The VPI HR-X turntable arrived, and I installed it in our lab over the weekend. Here is a photo.

This turntable is very large and is extremely heavy (the platter alone is about 25 pounds), so I have ordered a 2″ thick platform to place on top of the welded steel rack which will give me a few more inches of depth. THe HR-X is hand-made, with each component lathed to fit that individual turntable. Although using a 12″ tonearm does not usually require an anti-skate mechanism, I had one installed on the turntable so I could experiment with it and measure the results on our Audio Precision test instrument. At $13,600 this fully tricked out HR-X should give me a lifetime of listening fun.

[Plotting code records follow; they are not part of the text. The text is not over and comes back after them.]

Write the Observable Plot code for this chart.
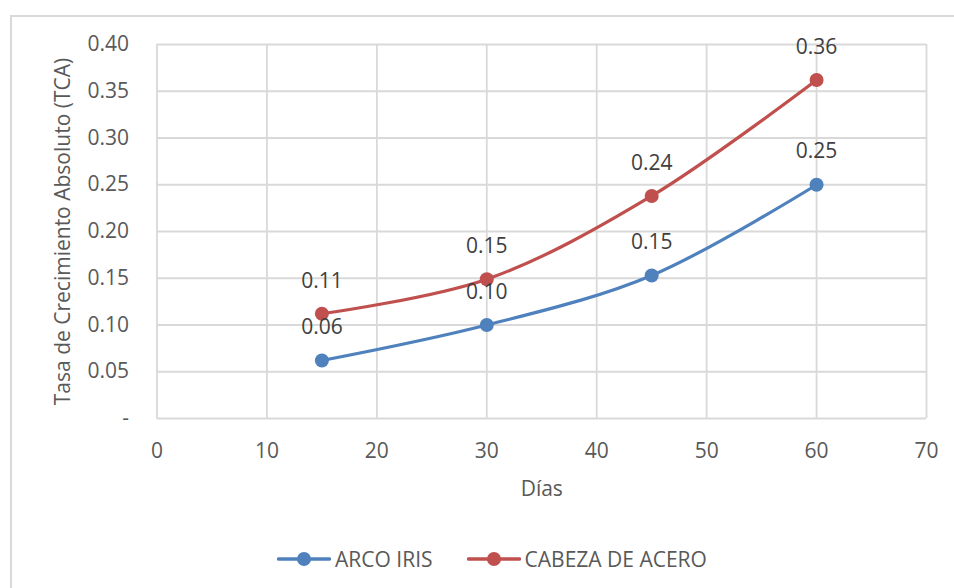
<!DOCTYPE html>
<html>
<head>
<meta charset="utf-8">
<script src="https://cdn.jsdelivr.net/npm/d3@7"></script>
<script src="https://cdn.jsdelivr.net/npm/@observablehq/plot@0.6"></script>
<style>
  html, body { margin: 0; padding: 0; background: #fff; }
  body { width: 954px; height: 588px; position: relative; overflow: hidden; font-family: "Open Sans", sans-serif; }
  #frame { position: absolute; left: 10px; top: 15px; width: 960px; height: 600px;
           border-left: 2px solid #d9d9d9; border-top: 2px solid #d9d9d9; box-sizing: border-box; }
  #chart { position: absolute; left: 0; top: 0; }
  #legend { position: absolute; left: 15px; top: 545px; width: 954px; display: flex; justify-content: center;
            font-size: 21px; color: #595959; }
  .item { display: flex; align-items: center; margin: 0 17px; }
  .item svg { margin-right: 4px; }
</style>
</head>
<body>
<div id="frame"></div>
<div id="chart"></div>
<div id="legend"></div>
<script>
// Días de medición y tasa de crecimiento absoluto por variedad
const dias = [15, 30, 45, 60];
const arcoIris = [0.062, 0.100, 0.153, 0.250];
const cabezaAcero = [0.112, 0.149, 0.238, 0.362];
const seriesNames = ["ARCO IRIS", "CABEZA DE ACERO"];
const seriesColors = ["#4f81bd", "#c0504d"];
const xTicks = [0, 10, 20, 30, 40, 50, 60, 70];
const yTicks = [0, 0.05, 0.10, 0.15, 0.20, 0.25, 0.30, 0.35, 0.40];

const rows = [
  ...dias.map((d, i) => ({dia: d, tca: arcoIris[i], serie: seriesNames[0]})),
  ...dias.map((d, i) => ({dia: d, tca: cabezaAcero[i], serie: seriesNames[1]}))
];

const textColor = "#595959";
const gridColor = "#d9d9d9";
const fs = 21;

const chart = Plot.plot({
  width: 954,
  height: 530,
  marginLeft: 156.5,
  marginRight: 28,
  marginTop: 44,
  marginBottom: 112,
  style: {fontFamily: "Open Sans, sans-serif", fontSize: fs + "px", color: textColor, background: "transparent"},
  x: {domain: [0, 70], ticks: xTicks},
  y: {domain: [0, 0.4], ticks: yTicks},
  color: {domain: seriesNames, range: seriesColors},
  marks: [
    Plot.gridX(xTicks, {stroke: gridColor, strokeOpacity: 1, strokeWidth: 1.8}),
    Plot.gridY(yTicks, {stroke: gridColor, strokeOpacity: 1, strokeWidth: 1.8}),
    Plot.axisX(xTicks, {tickSize: 0, tickPadding: 25, fill: textColor, label: null, fontSize: fs}),
    Plot.axisY(yTicks, {tickSize: 0, tickPadding: 28, fill: textColor, label: null, fontSize: fs,
      tickFormat: d => d === 0 ? "-" : d.toFixed(2)}),
    Plot.text(["Días"], {frameAnchor: "bottom", dy: 77, fill: textColor, fontSize: fs}),
    Plot.text(["Tasa de Crecimiento Absoluto (TCA)"], {frameAnchor: "left", dx: -94, rotate: -90,
      fill: textColor, fontSize: fs, textAnchor: "middle"}),
    Plot.line(rows, {x: "dia", y: "tca", z: "serie", stroke: "serie", strokeWidth: 3.2, curve: "catmull-rom"}),
    Plot.dot(rows, {x: "dia", y: "tca", fill: "serie", r: 7, stroke: null}),
    Plot.text(rows, {x: "dia", y: "tca", text: d => d.tca.toFixed(2), dy: -33, fill: "#404040", fontSize: fs})
  ]
});
document.getElementById("chart").appendChild(chart);

// Leyenda
const legend = document.getElementById("legend");
seriesNames.forEach((name, i) => {
  const item = document.createElement("div");
  item.className = "item";
  item.innerHTML = `<svg width="54" height="20"><line x1="1.5" y1="10" x2="52.5" y2="10" stroke="${seriesColors[i]}" stroke-width="3.5" stroke-linecap="round"/><circle cx="27" cy="10" r="7" fill="${seriesColors[i]}"/></svg><span>${name}</span>`;
  legend.appendChild(item);
});
</script>
</body>
</html>
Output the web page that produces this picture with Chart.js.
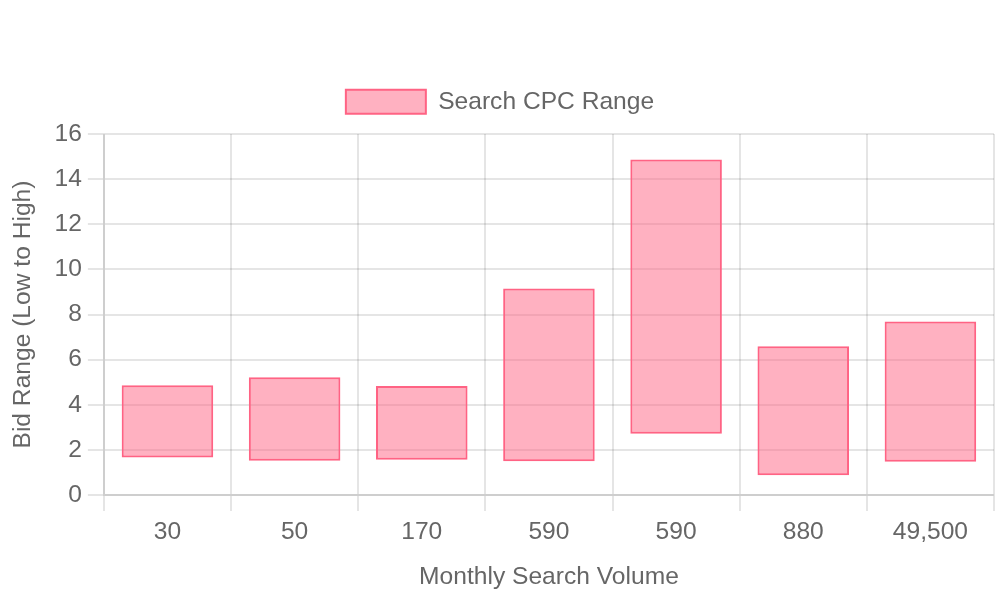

The McIntosh MT10 turntable will be used to compare various cartridges that we review (our Manley Steelhead phono preamp has three inputs, so I can simply switch back and forth between cartridges as both turntables are playing). The cartridge in the MT10 is also MC, and it will be the reference because of its fantastic sound quality, and I will put review cartridges in the HR-X. A second reason the MT10 will be the reference is that the turntable, tonearm, and cartridge were designed as a unit by Clearaudio. This means that everything was matched in the design stage to work together, whereas with most turntables, you just choose a cartridge to go with it, or, if a cartridge is supplied, it is not necessarily one that the turntable was specifically designed for. (I have already found some interesting things comparing the Blackbird to the MT10 cartridge, and will discuss them in our Vinyl vs. CD series.)

The tonearm rests on a very sharp pivot point rather than moving on a gimbal joint, so there is virtually no friction as the arm moves up or down or side to side. Thus, when I installed the Sumiko Blackbird cartridge (MC, $799, compliance 12, mass 9.6 grams, tracking force 2 grams), the arm tended to tilt to the left as shown below (look at the rear of the tonearm).

To correct this, I adjusted the “lateral tracking angle” by rotating the tonearm counterweight, pointed out by the arrow in the photo below. The counterweight is oval shaped so that when you rotate it, additional weight is placed on one side or the other, depending on which way it is rotated. I then had to recheck the tracking force, just to make sure it remained at 2 grams.

This eliminated the tilt, such that the cartridge was now horizontally level with respect to the surface of the platter, as shown in the photo below (the cartridge is mounted with an angle to the left so that it is tangential to the grooves, which is the “azimuth” adjustment).

I am using the HR-X turntable for the discussion of three phono preamps in the next installment of our Vinyl vs. CD article series tro be pubished shortly.